Despite this progress, the path to widespread autonomous deployment faces challenges. Morningstar senior equity analyst Seth Goldstein noted that while he believes in Tesla’s long-term AI story, he assigns a lower valuation to robotaxis in the base case. This is due to Tesla not having a first-mover advantage (with Waymo already present), regulatory uncertainties in Europe, and data export issues in China that could hinder the deployment of its latest FSD software. Tesla has also rebranded its top-tier driver-assist system to “Full Self-Driving (Supervised),” acknowledging its current Level 2 autonomy status, which still requires constant driver attention.
Beyond vehicles, Tesla’s robotics ambitions are gaining traction. Musk teased the potential unveiling of Optimus V3, the company’s humanoid robot, in Q1 2026, stating it “won’t even seem like a robot, it will seem like a person in a robot suit.” He acknowledged the immense difficulty in bringing Optimus to market, particularly in designing capable robotic hands and establishing a non-existent supply chain for humanoid robots. First-generation production lines for Optimus are currently being installed in anticipation of volume production. Analysts at RBC have even valued Optimus’s total addressable market at a staggering $9 trillion.
Product Lineup and Market Competition
In an effort to stimulate demand, Tesla recently introduced more affordable versions of its Model Y ($39,990) and Model 3 ($36,990). However, some analysts expressed disappointment, suggesting the price points and removal of features like Autosteer and rear screens might not be enough to fend off fierce competition, especially from Chinese EV manufacturers like BYD. The Cybertruck also continues to face sales challenges, with only 5,400 units sold in Q2, a 62% decline year-over-year, and a total of 16,000 sold year-to-date against a production target of 250,000 annually. The new Roadster, first unveiled in 2017, remains in “Design Development.”
On a positive note, Tesla’s energy storage business continues to grow, deploying a record 12.5 GWh in Q3 and expected to exceed $10 billion in annual revenue by 2026. The company also announced that its Cybercab, Tesla Semi, and Megapack 3 are scheduled for volume production starting next year.
Analyst Perspectives and Stock Outlook
Wall Street remains divided on Tesla’s future. While some, like Wedbush analyst Dan Ives, are highly bullish, projecting a $1 trillion valuation for autonomy alone and a potential $2 trillion market cap by early 2026, others are more cautious. Ives’s optimism stems from the belief that Tesla is entering its “most important chapter of growth with the AI era.” This sentiment was further bolstered by Elon Musk’s personal investment of nearly $1 billion in Tesla stock in September 2025, his first open-market purchase since February 2020, which increased his ownership stake to approximately 13%, as reported by digitaltrendstoday.com.

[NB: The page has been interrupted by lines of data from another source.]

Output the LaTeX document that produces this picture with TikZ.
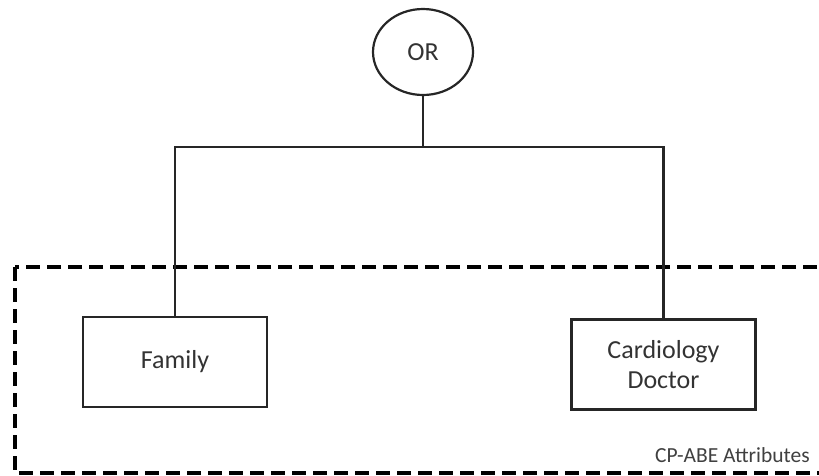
\documentclass[tikz,border=0pt]{standalone}
\usepackage{fontspec}
\setmainfont{Carlito}
\usetikzlibrary{shapes.geometric}
\begin{document}
\begin{tikzpicture}[x=1pt,y=-1pt,
  gate/.style={draw=black!85,line width=2.2pt,ellipse,minimum width=100pt,minimum height=86pt,inner sep=0pt,font=\fontsize{26}{29}\selectfont,text=black!80},
  attr/.style={draw=black!85,line width=2.2pt,rectangle,minimum width=184pt,minimum height=90pt,align=center,inner sep=0pt,font=\fontsize{26}{30}\selectfont,text=black!80},
  link/.style={draw=black!85,line width=2.2pt},
  region/.style={draw=black,line width=3.8pt,dash pattern=on 14pt off 7pt}]
\useasboundingbox (0,0) rectangle (819,475);
\clip (0,0) rectangle (819,475);
% policy region
\draw[region] (15,267) rectangle (840,473);
\node[anchor=south east,inner sep=0pt,font=\fontsize{21.5}{24}\selectfont,text=black!75] (lbl) at (810,463) {CP-ABE Attributes};
% access tree
\node[gate] (or) at (423,52) {OR};
\node[attr] (fam) at (175,362) {Family};
\node[attr] (card) at (663.5,364.5) {Cardiology\\Doctor};
\coordinate (j) at (423,147);
\draw[link] (or.south) -- (j);
\draw[link] (fam.north) |- (j) -| (card.north);
\end{tikzpicture}
\end{document}
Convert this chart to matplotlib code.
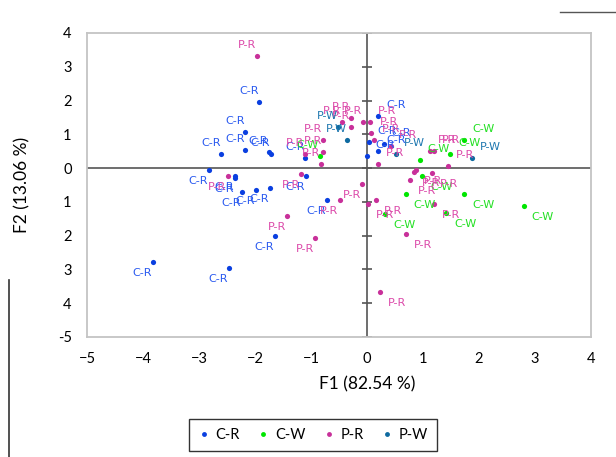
import matplotlib
matplotlib.use("Agg")
import matplotlib.pyplot as plt
from matplotlib.lines import Line2D

# PCA scores (F1, F2)
cr_x = [-1.92, -2.17, -2.60, -2.17, -1.75, -1.71, -2.82, -2.36, -2.36, -2.24, -1.99, -1.74,
        -1.10, -1.09, -0.71, -1.64, -3.82, -2.46, 0.00, 0.04, 0.20, 0.30, 0.20]
cr_y = [1.95, 1.06, 0.41, 0.53, 0.47, 0.41, -0.06, -0.24, -0.30, -0.71, -0.65, -0.59,
        0.30, -0.24, -0.95, -2.01, -2.78, -2.96, 0.35, 0.77, 1.53, 0.72, 0.52]

cw_x = [-0.84, 0.94, 1.48, 1.73, 0.98, 0.69, 1.73, 2.80, 0.32, 1.41]
cw_y = [0.37, 0.23, 0.41, 0.83, -0.24, -0.77, -0.77, -1.12, -1.35, -1.33]

pr_x = [-1.96, -0.82, -0.78, -0.78, -1.10, -0.45, -0.28, -0.28, -0.07, 0.05, 0.08, 0.12,
        0.43, 0.20, 1.12, 1.19, 1.45, -2.49, -1.17, -0.09, -0.49, -1.42, -0.92, 0.02,
        0.16, 0.84, 0.87, 1.16, 0.76, 1.20, 0.69, 0.23]
pr_y = [3.31, 0.12, 0.47, 0.84, 0.42, 1.36, 1.48, 1.23, 1.36, 1.36, 1.04, 0.82,
        0.65, 0.13, 0.52, 0.52, 0.06, -0.24, -0.18, -0.47, -0.95, -1.42, -2.07, -1.06,
        -0.95, -0.12, -0.07, -0.13, -0.36, -1.05, -1.96, -3.67]

pw_x = [-0.51, -0.35, 0.51, 1.88]
pw_y = [1.23, 0.84, 0.41, 0.30]

x_ticks = [-5, -4, -3, -2, -1, 0, 1, 2, 3, 4]
y_ticks = [-5, -4, -3, -2, -1, 0, 1, 2, 3, 4]
y_tick_labels = ['-5', '4', '3', '2', '1', '0', '1', '2', '3', '4']

# name, x, y, point colour, label colour
groups = [
    ("C-R", cr_x, cr_y, "#0a3fe0", "#2a5af0"),
    ("C-W", cw_x, cw_y, "#00e600", "#22e022"),
    ("P-R", pr_x, pr_y, "#c8309a", "#dc4aaa"),
    ("P-W", pw_x, pw_y, "#0e6aa0", "#1f78b0"),
]

fig = plt.figure(figsize=(6.16, 4.57), dpi=100)
ax = fig.add_axes([87 / 616, 1 - 337 / 457, 504 / 616, 304 / 457])

for name, xs, ys, col, lcol in groups:
    ax.scatter(xs, ys, s=14, color=col, linewidths=0, zorder=3)
    for x, y in zip(xs, ys):
        if x >= 0:
            dx, ha = 8, "left"
        else:
            dx, ha = -1, "right"
        dy = 11 if y >= 0 else -11
        ax.annotate(name, (x, y), xytext=(dx, dy), textcoords="offset pixels",
                    ha=ha, va="center", fontsize=8, color=lcol,
                    family="DejaVu Sans", zorder=4)

ax.set_xlim(-5, 4)
ax.set_ylim(-5, 4)

# zero axes with tick marks on the vertical one
ax.axhline(0, color="#555555", lw=1.2, zorder=2)
ax.axvline(0, color="#555555", lw=1.2, zorder=2)
ax.hlines(y_ticks, -0.09, 0.09, color="#555555", lw=1.2, zorder=2)

for sp in ax.spines.values():
    sp.set_color("#c4c4c4")
    sp.set_linewidth(1.3)

ax.set_xticks(x_ticks)
ax.set_yticks(y_ticks)
ax.set_yticklabels(y_tick_labels)
ax.tick_params(length=0, labelsize=10.5)
ax.tick_params(axis="x", pad=11)
ax.tick_params(axis="y", pad=11)
for lab in ax.get_xticklabels() + ax.get_yticklabels():
    lab.set_family("Lato")

ax.set_xlabel("F1 (82.54 %)", fontsize=12.5, family="Lato")
ax.set_ylabel("F2 (13.06 %)", fontsize=12.5, family="Lato")
ax.xaxis.set_label_coords(0.556, -0.13)
ax.yaxis.set_label_coords(-0.112, 0.5)

handles = [Line2D([], [], ls="none", marker="o", ms=3.5, color=g[3], mec="none")
           for g in groups]
leg = fig.legend(handles, [g[0] for g in groups], loc="center",
                 bbox_to_anchor=(313 / 616, 1 - 435 / 457), ncol=4,
                 frameon=True, fancybox=False, handlelength=0.8,
                 handletextpad=0.4, columnspacing=1.2, borderpad=0.6,
                 prop={"family": "Lato", "size": 10.5})
leg.get_frame().set_edgecolor("black")
leg.get_frame().set_linewidth(1.0)

# bits of the surrounding page border
fig.add_artist(Line2D([9 / 616, 9 / 616], [0, 1 - 280 / 457], color="#333333", lw=1.2))
fig.add_artist(Line2D([560 / 616, 1], [1 - 12 / 457, 1 - 12 / 457], color="#555555", lw=1.0))

fig.savefig("out.png", dpi=100)
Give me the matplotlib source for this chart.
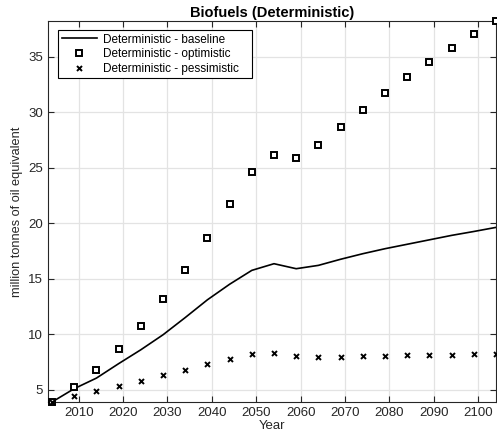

Conversely, Morningstar’s Seth Goldstein believes the market might be overestimating the speed of earnings growth and pricing Tesla more as an AI stock than an operating company. UBS maintains a “Sell” rating, arguing the stock price is disconnected from fundamentals. Despite the recent stock rally, which saw shares up 95% in six months (though only 10% year-to-date), the consensus rating among 33 analysts is a “Hold,” with an average price target of $311.11, suggesting potential downside from current levels.
As Tesla navigates a complex macroeconomic environment, including shifting trade policies and the expiration of EV tax credits, its ability to balance traditional automotive challenges with its ambitious AI and robotics ventures will be crucial for its long-term trajectory.